When the column to be joined has integers not in the same order on both tables you can still expect a great speed up of 8 times.

Solution 2:

I suggest that you set your merge columns as index, and use df1.join(df2) instead of merge, it's much faster.

Here's some example including profiling:

In [1]:
import pandas as pd
import numpy as np
df1 = pd.DataFrame(np.arange(1000000), columns=['A'])
df1['B'] = np.random.randint(0,1000,(1000000))
df2 = pd.DataFrame(np.arange(1000000), columns=['A2'])
df2['B2'] = np.random.randint(0,1000,(1000000))

Here's a regular left merge on A and A2:

In [2]: %%timeit
        x = df1.merge(df2, how='left', left_on='A', right_on='A2')

1 loop, best of 3: 441 ms per loop

Here's the same, using join:

In [3]: %%timeit
        x = df1.set_index('A').join(df2.set_index('A2'), how='left')

1 loop, best of 3: 184 ms per loop

Now obviously if you can set the index before looping, the gain in terms of time will be much greater:

# Do this before looping
In [4]: %%time
df1.set_index('A', inplace=True)
df2.set_index('A2', inplace=True)

CPU times: user 9.78 ms, sys: 9.31 ms, total: 19.1 ms
Wall time: 16.8 ms

Then in the loop, you'll get something that in this case is 30 times faster:

In [5]: %%timeit
        x = df1.join(df2, how='left')
100 loops, best of 3: 14.3 ms per loop

Solution 3:

I don't know if this deserved a new answer but personally, the following tricks helped me improve a bit more the joins I had to do on big DataFrames (millions of rows and hundreds of columns):

  1. Beside using set_index(index, inplace=True), you may want to sort it using sort_index(inplace=True). This speeds up a lot the join if your index is not ordered. For example, creating the DataFrames with
import random
import pandas as pd
import numpy as np

nbre_items = 100000

ids = np.arange(nbre_items)
random.shuffle(ids)

df1 = pd.DataFrame({"id": ids})
df1['value'] = 1
df1.set_index("id", inplace=True)

random.shuffle(ids)

df2 = pd.DataFrame({"id": ids})
df2['value2'] = 2
df2.set_index("id", inplace=True)

I got the following results:

%timeit df1.join(df2)
13.2 ms ± 349 µs per loop (mean ± std. dev. of 7 runs, 100 loops each)

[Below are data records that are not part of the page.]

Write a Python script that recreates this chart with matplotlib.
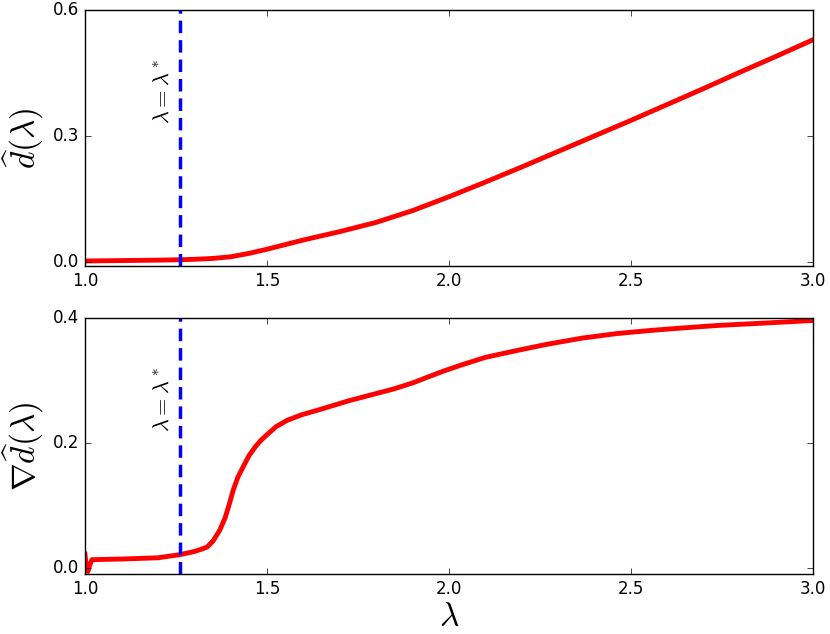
import matplotlib
matplotlib.use('Agg')
import matplotlib.pyplot as plt

plt.style.use('classic')
plt.rcParams['mathtext.fontset'] = 'cm'
plt.rcParams['lines.scale_dashes'] = False

# estimated lambda* (position of the dashed line)
lam_star = 1.261

# top panel: d_hat(lambda)
lam_top = [1.0, 1.1, 1.2, 1.26, 1.3, 1.35, 1.4, 1.45, 1.5, 1.55, 1.6, 1.65, 1.7,
           1.75, 1.8, 1.9, 2.0, 2.1, 2.2, 2.3, 2.4, 2.5, 2.6, 2.7, 2.8, 2.9, 3.0]
d_hat = [0.002, 0.003, 0.004, 0.005, 0.006, 0.008, 0.012, 0.020, 0.030, 0.041,
         0.052, 0.062, 0.072, 0.083, 0.094, 0.122, 0.155, 0.190, 0.226, 0.263,
         0.300, 0.337, 0.375, 0.413, 0.452, 0.490, 0.529]

# bottom panel: gradient of d_hat
lam_bot = [1.0, 1.004, 1.008, 1.013, 1.019, 1.1, 1.2, 1.261, 1.3, 1.316, 1.335,
           1.352, 1.37, 1.385, 1.397, 1.407, 1.42, 1.434, 1.45, 1.467, 1.483,
           1.5, 1.525, 1.555, 1.595, 1.637, 1.728, 1.8, 1.846, 1.9, 1.94, 1.985,
           2.03, 2.1, 2.187, 2.27, 2.368, 2.46, 2.552, 2.64, 2.736, 2.87, 3.0]
grad_d = [0.022, 0.0, -0.006, 0.004, 0.013, 0.014, 0.016, 0.021, 0.026, 0.029,
          0.033, 0.043, 0.060, 0.080, 0.103, 0.124, 0.145, 0.161, 0.179, 0.193,
          0.204, 0.213, 0.226, 0.236, 0.245, 0.252, 0.268, 0.279, 0.286, 0.296,
          0.305, 0.315, 0.324, 0.337, 0.348, 0.358, 0.368, 0.375, 0.380, 0.384,
          0.388, 0.392, 0.396]

fig = plt.figure(figsize=(8.3, 6.34), dpi=100)
fig.patch.set_facecolor('white')

ax1 = fig.add_axes([0.1024, 0.5804, 0.877, 0.4038])
ax2 = fig.add_axes([0.1024, 0.0946, 0.877, 0.4038])

ax1.plot(lam_top, d_hat, color='red', linewidth=3.5)
ax1.axvline(lam_star, color='blue', linewidth=2.5, linestyle=(0, (9, 5)))
ax1.text(1.214, 0.405, r'$\lambda = \lambda^*$', rotation=90,
         ha='center', va='center', fontsize=16)
ax1.set_xlim(1.0, 3.0)
ax1.set_ylim(-0.01, 0.6)
ax1.set_yticks([0.0, 0.3, 0.6])
ax1.set_xticks([1.0, 1.5, 2.0, 2.5, 3.0])
ax1.set_ylabel(r'$\widehat{d}(\lambda)$', fontsize=24)

ax2.plot(lam_bot, grad_d, color='red', linewidth=3.5)
ax2.axvline(lam_star, color='blue', linewidth=2.5, linestyle=(0, (9, 5)))
ax2.text(1.214, 0.27, r'$\lambda = \lambda^*$', rotation=90,
         ha='center', va='center', fontsize=16)
ax2.set_xlim(1.0, 3.0)
ax2.set_ylim(-0.01, 0.4)
ax2.set_yticks([0.0, 0.2, 0.4])
ax2.set_xticks([1.0, 1.5, 2.0, 2.5, 3.0])
ax2.set_ylabel(r'$\nabla\widehat{d}(\lambda)$', fontsize=24)
ax2.set_xlabel(r'$\lambda$', fontsize=24, labelpad=2)

fig.savefig('out.png', dpi=100, facecolor='white')
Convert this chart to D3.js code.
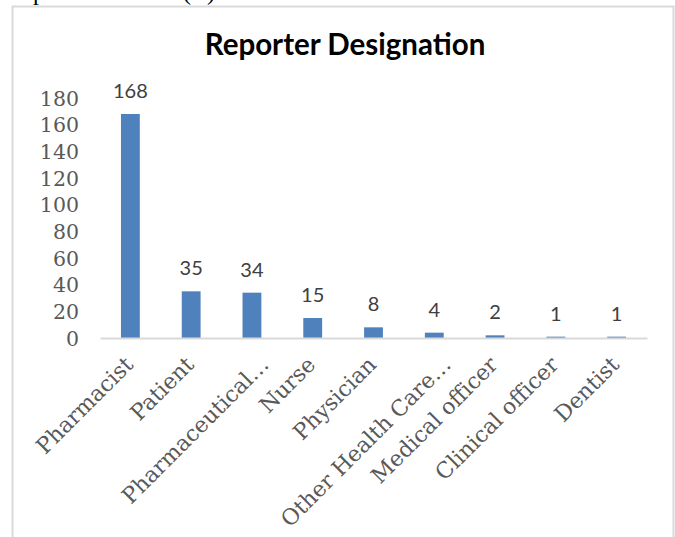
<!DOCTYPE html>
<html><head><meta charset="utf-8">
<script src="https://cdn.jsdelivr.net/npm/d3@7"></script>
<style>body{margin:0;background:#fff;} svg{display:block;}</style>
</head><body>
<script>
const categories = ["Pharmacist","Patient","Pharmaceutical…","Nurse","Physician","Other Health Care…","Medical officer","Clinical officer","Dentist"];
const values = [168,35,34,15,8,4,2,1,1];
const yTicks = [0,20,40,60,80,100,120,140,160,180];
const title = "Reporter Designation";

const W = 675, H = 537;
const svg = d3.select("body").append("svg").attr("width", W).attr("height", H);

// partial text from document above (only descenders visible)
svg.append("text").attr("x", 33).attr("y", 0).attr("font-family","Liberation Serif").attr("font-size",24).attr("fill","#000").text("p");
svg.append("text").attr("x", 183).attr("y", 0).attr("font-family","Liberation Serif").attr("font-size",24).attr("fill","#000").text("(");
svg.append("text").attr("x", 207).attr("y", 0).attr("font-family","Liberation Serif").attr("font-size",24).attr("fill","#000").text(")");

// chart frame
svg.append("rect").attr("x", 12.5).attr("y", 6.5).attr("width", 661).attr("height", 545)
  .attr("fill","#fff").attr("stroke","#d9d9d9").attr("stroke-width",2);

const x = d3.scaleBand().domain(categories).range([100, 647]).paddingInner(0.69).paddingOuter(0.345);
const y = d3.scaleLinear().domain([0,180]).range([338, 98]);

svg.append("text").attr("x", 345).attr("y", 55).attr("text-anchor","middle")
  .attr("font-family","Lato").attr("font-weight","bold").attr("font-size",29.5).attr("fill","#000").text(title);

// y axis
const yAxis = svg.append("g").attr("transform","translate(100,0)")
  .call(d3.axisLeft(y).tickValues(yTicks).tickSize(0).tickPadding(21));
yAxis.select(".domain").remove();
yAxis.selectAll("text").attr("font-family","DejaVu Serif").attr("font-size",20.5).attr("fill","#595959").attr("dy","0.35em");

// bars
svg.selectAll("rect.bar").data(values).join("rect").attr("class","bar")
  .attr("x",(d,i)=>x(categories[i])).attr("width",x.bandwidth())
  .attr("y",d=>y(d)).attr("height",d=>y(0)-y(d)).attr("fill","#4f81bd");

// value labels
svg.selectAll("text.val").data(values).join("text").attr("class","val")
  .attr("x",(d,i)=>x(categories[i])+x.bandwidth()/2).attr("y",d=>y(d)-16)
  .attr("text-anchor","middle").attr("font-family","Lato").attr("font-size",20).attr("fill","#404040").text(d=>d);

// x axis
const xAxis = svg.append("g").attr("transform","translate(0,338)")
  .call(d3.axisBottom(x).tickSize(0).tickPadding(0));
xAxis.select(".domain").attr("stroke","#d9d9d9").attr("stroke-width",2);
xAxis.selectAll("text").attr("font-family","DejaVu Serif").attr("font-size",22).attr("fill","#595959")
  .attr("text-anchor","end").attr("dy","0").attr("y",0)
  .attr("transform",d => `translate(${d.endsWith("…") ? 18 : 4},28) rotate(-45)`);
</script>
</body></html>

And after sorting the index (which takes a limited amount of time):

df1.sort_index(inplace=True)
df2.sort_index(inplace=True)
%timeit df1.join(df2)
764 µs ± 17.7 µs per loop (mean ± std. dev. of 7 runs, 1000 loops each)
  1. You can split one of your DataFrames in multiple ones with fewer columns. This trick gave me mixed results so be cautious when using it. For example:
for i in range(0, df2.shape[1], 100):
    df1 = df1.join(df2.iloc[:, i:min(df2.shape[1], (i + 100))], how='outer')